══ AVAILABLE RECORDS ══

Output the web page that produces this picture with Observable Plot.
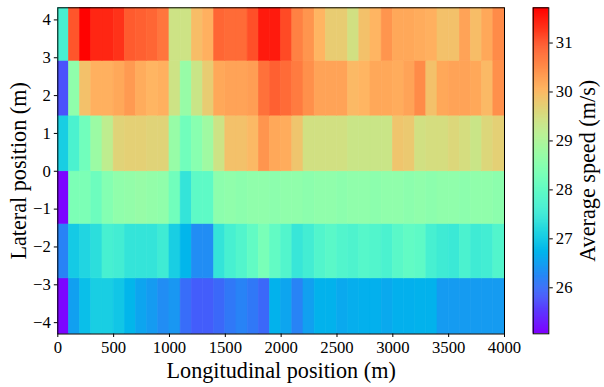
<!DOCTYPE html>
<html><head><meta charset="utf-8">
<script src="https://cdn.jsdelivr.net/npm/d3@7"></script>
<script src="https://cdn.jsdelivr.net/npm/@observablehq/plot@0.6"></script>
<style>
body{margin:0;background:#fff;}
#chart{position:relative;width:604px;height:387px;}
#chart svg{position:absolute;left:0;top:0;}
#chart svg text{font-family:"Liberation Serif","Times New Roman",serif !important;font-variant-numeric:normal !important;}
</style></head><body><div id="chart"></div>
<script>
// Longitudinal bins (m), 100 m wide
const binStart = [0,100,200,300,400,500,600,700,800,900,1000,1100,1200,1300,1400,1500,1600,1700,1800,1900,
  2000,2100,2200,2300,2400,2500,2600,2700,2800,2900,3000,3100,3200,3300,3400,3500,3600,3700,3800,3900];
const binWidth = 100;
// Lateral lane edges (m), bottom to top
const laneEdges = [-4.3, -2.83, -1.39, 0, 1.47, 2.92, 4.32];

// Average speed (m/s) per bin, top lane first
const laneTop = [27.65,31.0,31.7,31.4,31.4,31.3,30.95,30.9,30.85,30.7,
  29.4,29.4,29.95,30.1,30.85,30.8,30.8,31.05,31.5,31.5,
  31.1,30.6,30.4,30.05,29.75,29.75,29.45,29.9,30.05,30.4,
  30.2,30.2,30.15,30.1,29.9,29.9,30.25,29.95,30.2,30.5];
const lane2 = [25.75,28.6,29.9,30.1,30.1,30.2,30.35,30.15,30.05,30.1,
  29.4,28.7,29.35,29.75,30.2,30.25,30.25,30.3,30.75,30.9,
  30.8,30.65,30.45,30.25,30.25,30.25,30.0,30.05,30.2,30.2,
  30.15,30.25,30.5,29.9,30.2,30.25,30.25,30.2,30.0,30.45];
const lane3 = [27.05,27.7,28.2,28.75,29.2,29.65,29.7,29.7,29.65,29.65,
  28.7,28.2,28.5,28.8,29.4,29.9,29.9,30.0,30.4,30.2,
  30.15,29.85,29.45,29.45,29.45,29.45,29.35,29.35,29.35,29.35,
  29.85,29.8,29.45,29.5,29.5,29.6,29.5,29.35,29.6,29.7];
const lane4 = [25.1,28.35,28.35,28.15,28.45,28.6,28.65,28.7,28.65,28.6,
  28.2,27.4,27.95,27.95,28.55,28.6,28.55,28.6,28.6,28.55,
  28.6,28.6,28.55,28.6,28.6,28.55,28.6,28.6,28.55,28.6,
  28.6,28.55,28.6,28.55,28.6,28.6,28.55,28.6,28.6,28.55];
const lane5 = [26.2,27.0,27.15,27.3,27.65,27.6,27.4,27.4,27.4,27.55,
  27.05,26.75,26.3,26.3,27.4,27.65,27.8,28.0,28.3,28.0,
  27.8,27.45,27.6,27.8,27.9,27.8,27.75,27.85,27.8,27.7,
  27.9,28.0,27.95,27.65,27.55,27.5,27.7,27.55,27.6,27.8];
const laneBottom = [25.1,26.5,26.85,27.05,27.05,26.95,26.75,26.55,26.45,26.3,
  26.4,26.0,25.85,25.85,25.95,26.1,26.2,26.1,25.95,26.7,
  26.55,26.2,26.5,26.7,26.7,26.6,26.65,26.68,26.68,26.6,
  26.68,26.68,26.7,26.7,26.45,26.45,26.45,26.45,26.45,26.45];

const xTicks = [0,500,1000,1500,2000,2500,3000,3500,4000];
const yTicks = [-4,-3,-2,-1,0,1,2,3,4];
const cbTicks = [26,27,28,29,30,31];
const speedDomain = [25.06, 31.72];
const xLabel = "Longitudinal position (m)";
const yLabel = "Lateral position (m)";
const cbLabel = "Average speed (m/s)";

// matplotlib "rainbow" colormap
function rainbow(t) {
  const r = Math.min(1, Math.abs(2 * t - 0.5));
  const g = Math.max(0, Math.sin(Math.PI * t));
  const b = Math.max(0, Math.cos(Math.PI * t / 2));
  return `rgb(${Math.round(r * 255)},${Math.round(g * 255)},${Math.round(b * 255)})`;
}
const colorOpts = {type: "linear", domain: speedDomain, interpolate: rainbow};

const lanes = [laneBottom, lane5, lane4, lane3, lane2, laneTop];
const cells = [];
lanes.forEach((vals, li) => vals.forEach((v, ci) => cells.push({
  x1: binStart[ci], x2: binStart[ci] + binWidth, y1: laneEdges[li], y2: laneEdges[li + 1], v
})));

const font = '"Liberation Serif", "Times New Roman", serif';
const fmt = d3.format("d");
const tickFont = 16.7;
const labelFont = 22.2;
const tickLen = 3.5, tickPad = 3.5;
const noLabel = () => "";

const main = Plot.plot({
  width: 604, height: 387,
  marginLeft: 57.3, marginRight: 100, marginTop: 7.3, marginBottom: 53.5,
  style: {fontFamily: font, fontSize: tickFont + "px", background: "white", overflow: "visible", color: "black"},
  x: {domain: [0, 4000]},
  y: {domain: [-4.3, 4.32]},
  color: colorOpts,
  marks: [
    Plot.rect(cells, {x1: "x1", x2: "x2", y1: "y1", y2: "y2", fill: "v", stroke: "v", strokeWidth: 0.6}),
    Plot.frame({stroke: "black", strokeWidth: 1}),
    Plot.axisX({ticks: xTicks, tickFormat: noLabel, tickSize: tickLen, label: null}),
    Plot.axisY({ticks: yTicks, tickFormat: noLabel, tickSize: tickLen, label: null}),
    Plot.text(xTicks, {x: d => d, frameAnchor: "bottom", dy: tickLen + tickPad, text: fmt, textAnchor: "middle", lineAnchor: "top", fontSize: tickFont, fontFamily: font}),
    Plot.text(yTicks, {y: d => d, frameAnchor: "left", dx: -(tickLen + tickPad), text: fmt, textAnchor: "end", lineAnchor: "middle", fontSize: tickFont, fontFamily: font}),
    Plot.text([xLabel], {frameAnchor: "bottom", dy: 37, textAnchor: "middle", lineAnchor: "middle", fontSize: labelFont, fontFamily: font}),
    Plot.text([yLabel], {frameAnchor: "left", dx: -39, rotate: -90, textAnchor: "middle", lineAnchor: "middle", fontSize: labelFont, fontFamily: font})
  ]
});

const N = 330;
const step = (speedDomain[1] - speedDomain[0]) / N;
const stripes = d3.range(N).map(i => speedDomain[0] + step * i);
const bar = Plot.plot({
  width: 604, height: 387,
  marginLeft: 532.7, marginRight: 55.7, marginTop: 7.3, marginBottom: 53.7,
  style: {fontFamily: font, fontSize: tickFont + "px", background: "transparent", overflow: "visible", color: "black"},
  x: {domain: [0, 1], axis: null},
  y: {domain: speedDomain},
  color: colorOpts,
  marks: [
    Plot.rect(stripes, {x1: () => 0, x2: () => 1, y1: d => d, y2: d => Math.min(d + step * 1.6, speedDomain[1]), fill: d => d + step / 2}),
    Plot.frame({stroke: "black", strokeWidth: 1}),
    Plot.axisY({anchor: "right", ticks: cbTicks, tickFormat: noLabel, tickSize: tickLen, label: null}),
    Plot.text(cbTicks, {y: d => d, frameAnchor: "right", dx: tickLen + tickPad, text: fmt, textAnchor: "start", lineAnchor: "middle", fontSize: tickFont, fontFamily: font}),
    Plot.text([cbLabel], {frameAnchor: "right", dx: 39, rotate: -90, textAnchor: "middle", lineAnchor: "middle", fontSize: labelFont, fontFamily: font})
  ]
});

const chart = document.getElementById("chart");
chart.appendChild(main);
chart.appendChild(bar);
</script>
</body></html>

═══
══ AVAILABLE RECORDS ══

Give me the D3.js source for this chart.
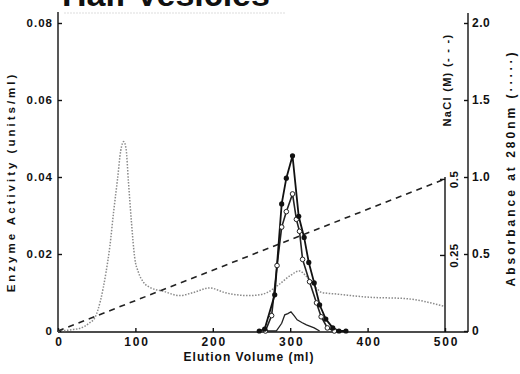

═══
══ AVAILABLE RECORDS ══

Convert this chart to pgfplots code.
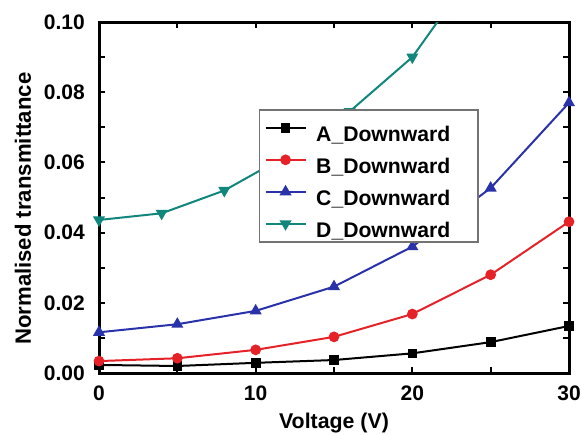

═══

** AIM **
Pick out every line with the string "this" and copy it.

** ANSWER TO THE PROBLEM **
Output the web page that produces this picture with Observable Plot.
Give me the D3.js source for this chart.
Convert this chart to pgfplots code.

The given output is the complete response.